[start]

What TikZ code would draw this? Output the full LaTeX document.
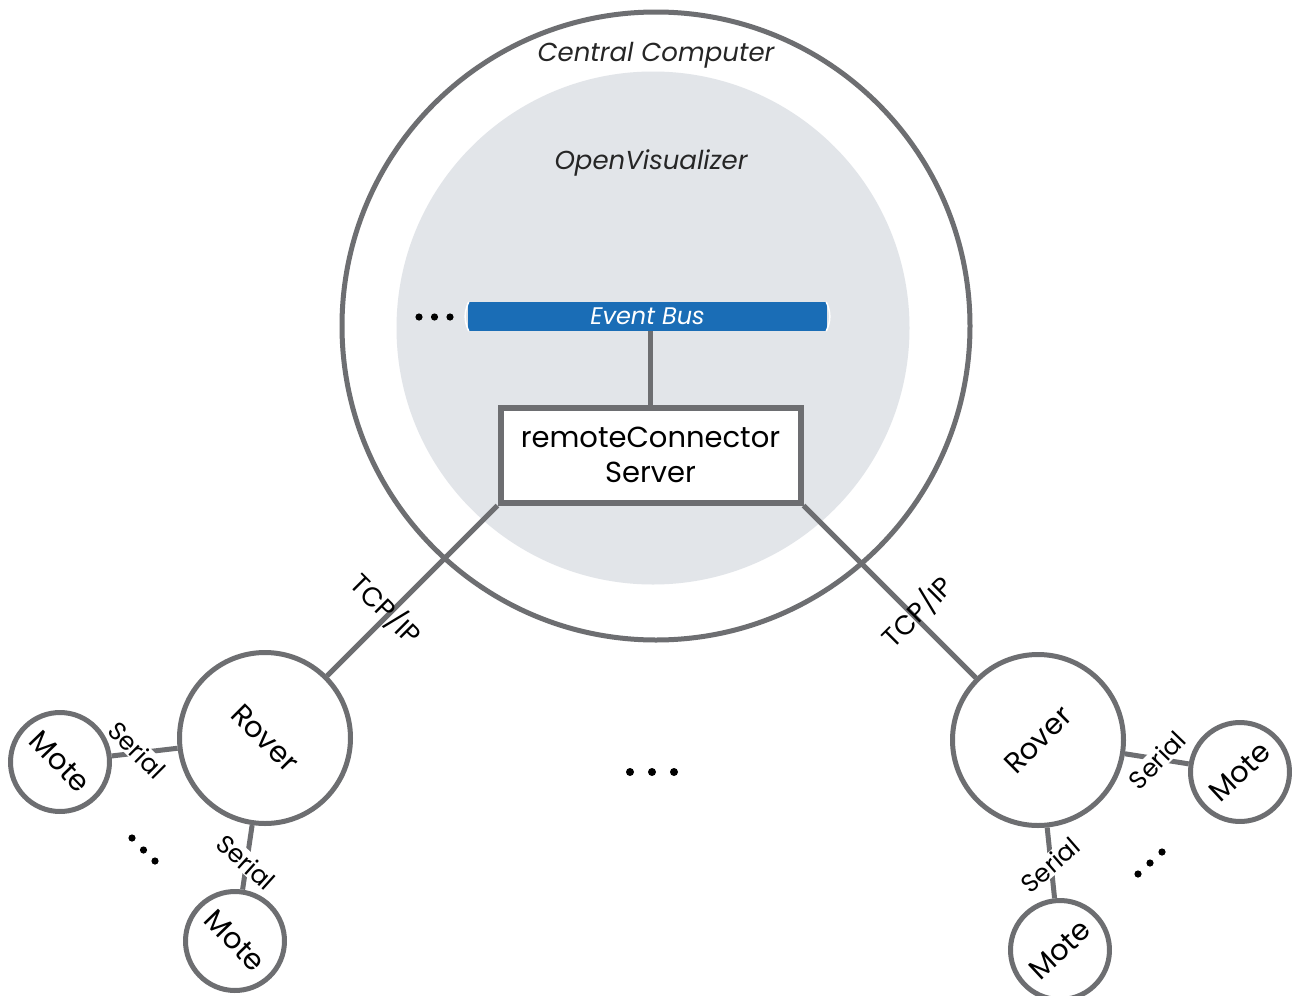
\documentclass[tikz,border=0pt]{standalone}
\usepackage{fontspec}
\setmainfont{Poppins}
\definecolor{lgray}{HTML}{6D6E71}
\definecolor{fillgray}{HTML}{E2E5E9}
\definecolor{busblue}{HTML}{1A6DB6}
\begin{document}
\begin{tikzpicture}[x=1pt,y=-1pt,
  edge/.style={draw=lgray, line width=5pt},
  ring/.style={circle, draw=lgray, line width=5pt, fill=white, inner sep=0pt, text=black},
  rovernode/.style={ring, minimum size=171pt, font=\fontsize{29}{32}\selectfont},
  motenode/.style={ring, minimum size=99pt, font=\fontsize{29}{32}\selectfont},
  seriallbl/.style={fill=white, inner sep=1pt, font=\fontsize{25}{28}\selectfont},
  tcplbl/.style={inner sep=0pt, font=\fontsize{27}{30}\selectfont},
  ttl/.style={font=\fontsize{26}{30}\selectfont\itshape, text=black!85}]
\useasboundingbox (0,0) rectangle (1302,996);
\fill[white] (0,0) rectangle (1302,996);
% central computer and OpenVisualizer
\node[circle, draw=lgray, line width=5pt, minimum size=628pt, inner sep=0pt] (cc) at (656,326) {};
\node[circle, fill=fillgray, minimum size=513pt, inner sep=0pt] (ov) at (653,328) {};
\node[ttl] (cctitle) at (656,55) {Central Computer};
\node[ttl] (ovtitle) at (651,163) {OpenVisualizer};
% event bus
\node[rectangle, fill=busblue, minimum width=359pt, minimum height=29pt, inner sep=0pt,
      text=white, font=\fontsize{24}{28}\selectfont\itshape] (bus) at (647.5,316.5) {Event Bus};
\draw[white, line width=1.5pt] ([xshift=1pt]bus.north west) to[bend right=25] ([xshift=1pt]bus.south west);
\draw[white, line width=1.5pt] ([xshift=-1pt]bus.north east) to[bend left=25] ([xshift=-1pt]bus.south east);
\fill (419,317) circle (3.6pt) (434.5,317) circle (3.6pt) (450,317) circle (3.6pt);
% server box
\node[rectangle, draw=lgray, line width=6pt, fill=white, minimum width=300pt, minimum height=95pt,
      align=center, inner sep=0pt, font=\fontsize{29}{35}\selectfont] (box) at (650.5,455) {remoteConnector\\Server};
\draw[edge] (box.north |- bus.south) -- (box.north);
% rovers and motes
\node[rovernode, rotate=-45] (roverL) at (265,738) {Rover};
\node[rovernode, rotate=45] (roverR) at (1038,740) {Rover};
\node[motenode, rotate=-46] (moteL) at (60,762) {Mote};
\node[motenode, rotate=-46] (moteLB) at (235,941) {Mote};
\node[motenode, rotate=43] (moteR) at (1240,772) {Mote};
\node[motenode, rotate=43] (moteRB) at (1060,950) {Mote};
% connectors
\draw[edge] (box.south west) -- (roverL);
\draw[edge] (box.south east) -- (roverR);
\draw[edge] (roverL) -- (moteL);
\draw[edge] (roverL) -- (moteLB);
\draw[edge] (roverR) -- (moteR);
\draw[edge] (roverR) -- (moteRB);
% labels
\node[tcplbl, rotate=-45] (tcpL) at (386,609) {TCP/IP};
\node[tcplbl, rotate=45] (tcpR) at (917,612) {TCP/IP};
\node[seriallbl, rotate=-45] (serL) at (137,750) {Serial};
\node[seriallbl, rotate=-42] (serLB) at (246,862) {Serial};
\node[seriallbl, rotate=46] (serR) at (1157,760) {Serial};
\node[seriallbl, rotate=41] (serRB) at (1050,865) {Serial};
% ellipses
\fill (132,838) circle (3.6pt) (143.5,850) circle (3.6pt) (155,861) circle (3.6pt);
\fill (1138,874) circle (3.6pt) (1150,863) circle (3.6pt) (1162,852) circle (3.6pt);
\fill (630,772) circle (4pt) (652,772) circle (4pt) (674,772) circle (4pt);
\end{tikzpicture}
\end{document}
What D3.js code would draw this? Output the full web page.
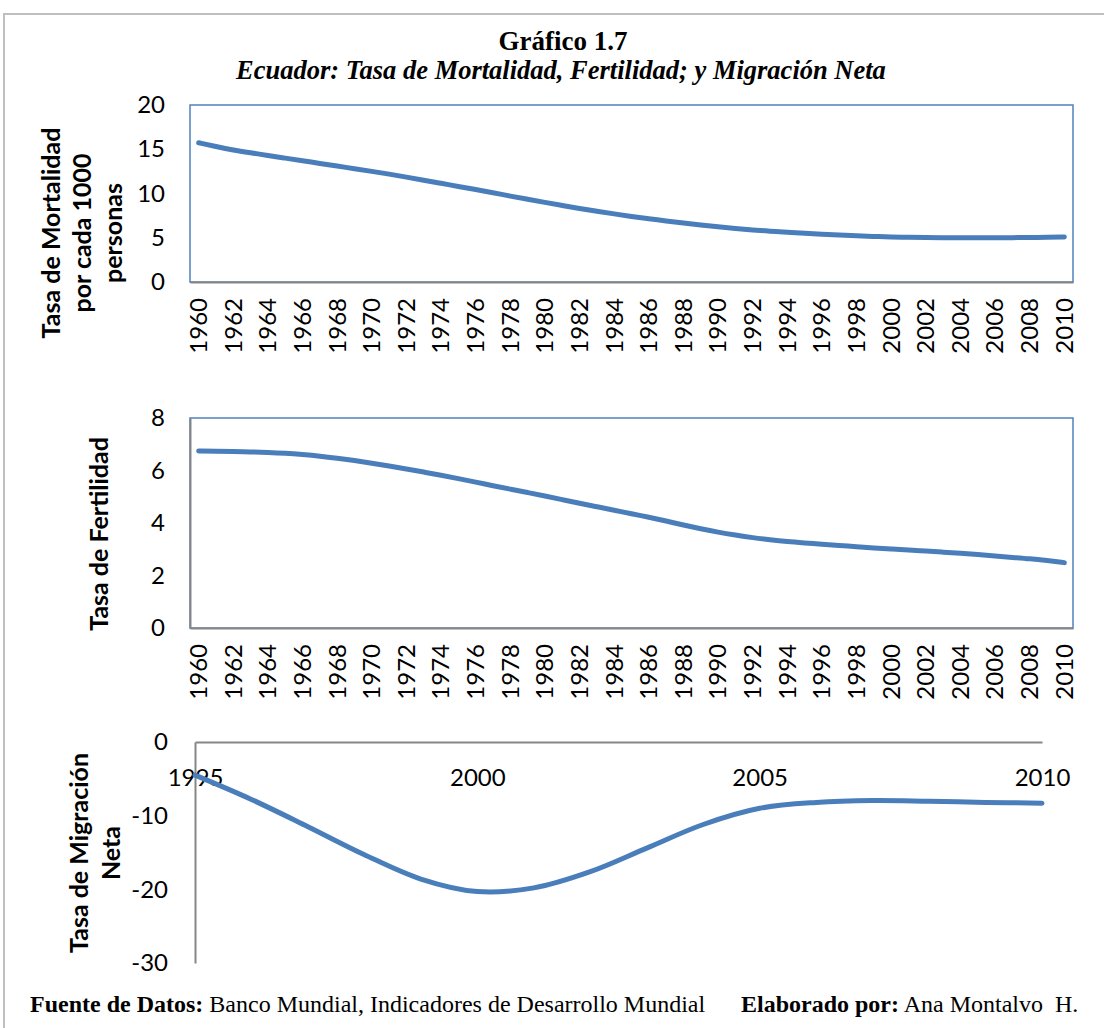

[end]

## STATED GOAL
Without the pictures, reproduce every line of the records above exactly.

## SOLUTION FOR THIS PROBLEM
What TikZ code would draw this? Output the full LaTeX document.
\documentclass[tikz,border=0pt]{standalone}
\usepackage{fontspec}
\setmainfont{Poppins}
\definecolor{lgray}{HTML}{6D6E71}
\definecolor{fillgray}{HTML}{E2E5E9}
\definecolor{busblue}{HTML}{1A6DB6}
\begin{document}
\begin{tikzpicture}[x=1pt,y=-1pt,
  edge/.style={draw=lgray, line width=5pt},
  ring/.style={circle, draw=lgray, line width=5pt, fill=white, inner sep=0pt, text=black},
  rovernode/.style={ring, minimum size=171pt, font=\fontsize{29}{32}\selectfont},
  motenode/.style={ring, minimum size=99pt, font=\fontsize{29}{32}\selectfont},
  seriallbl/.style={fill=white, inner sep=1pt, font=\fontsize{25}{28}\selectfont},
  tcplbl/.style={inner sep=0pt, font=\fontsize{27}{30}\selectfont},
  ttl/.style={font=\fontsize{26}{30}\selectfont\itshape, text=black!85}]
\useasboundingbox (0,0) rectangle (1302,996);
\fill[white] (0,0) rectangle (1302,996);
% central computer and OpenVisualizer
\node[circle, draw=lgray, line width=5pt, minimum size=628pt, inner sep=0pt] (cc) at (656,326) {};
\node[circle, fill=fillgray, minimum size=513pt, inner sep=0pt] (ov) at (653,328) {};
\node[ttl] (cctitle) at (656,55) {Central Computer};
\node[ttl] (ovtitle) at (651,163) {OpenVisualizer};
% event bus
\node[rectangle, fill=busblue, minimum width=359pt, minimum height=29pt, inner sep=0pt,
      text=white, font=\fontsize{24}{28}\selectfont\itshape] (bus) at (647.5,316.5) {Event Bus};
\draw[white, line width=1.5pt] ([xshift=1pt]bus.north west) to[bend right=25] ([xshift=1pt]bus.south west);
\draw[white, line width=1.5pt] ([xshift=-1pt]bus.north east) to[bend left=25] ([xshift=-1pt]bus.south east);
\fill (419,317) circle (3.6pt) (434.5,317) circle (3.6pt) (450,317) circle (3.6pt);
% server box
\node[rectangle, draw=lgray, line width=6pt, fill=white, minimum width=300pt, minimum height=95pt,
      align=center, inner sep=0pt, font=\fontsize{29}{35}\selectfont] (box) at (650.5,455) {remoteConnector\\Server};
\draw[edge] (box.north |- bus.south) -- (box.north);
% rovers and motes
\node[rovernode, rotate=-45] (roverL) at (265,738) {Rover};
\node[rovernode, rotate=45] (roverR) at (1038,740) {Rover};
\node[motenode, rotate=-46] (moteL) at (60,762) {Mote};
\node[motenode, rotate=-46] (moteLB) at (235,941) {Mote};
\node[motenode, rotate=43] (moteR) at (1240,772) {Mote};
\node[motenode, rotate=43] (moteRB) at (1060,950) {Mote};
% connectors
\draw[edge] (box.south west) -- (roverL);
\draw[edge] (box.south east) -- (roverR);
\draw[edge] (roverL) -- (moteL);
\draw[edge] (roverL) -- (moteLB);
\draw[edge] (roverR) -- (moteR);
\draw[edge] (roverR) -- (moteRB);
% labels
\node[tcplbl, rotate=-45] (tcpL) at (386,609) {TCP/IP};
\node[tcplbl, rotate=45] (tcpR) at (917,612) {TCP/IP};
\node[seriallbl, rotate=-45] (serL) at (137,750) {Serial};
\node[seriallbl, rotate=-42] (serLB) at (246,862) {Serial};
\node[seriallbl, rotate=46] (serR) at (1157,760) {Serial};
\node[seriallbl, rotate=41] (serRB) at (1050,865) {Serial};
% ellipses
\fill (132,838) circle (3.6pt) (143.5,850) circle (3.6pt) (155,861) circle (3.6pt);
\fill (1138,874) circle (3.6pt) (1150,863) circle (3.6pt) (1162,852) circle (3.6pt);
\fill (630,772) circle (4pt) (652,772) circle (4pt) (674,772) circle (4pt);
\end{tikzpicture}
\end{document}
What D3.js code would draw this? Output the full web page.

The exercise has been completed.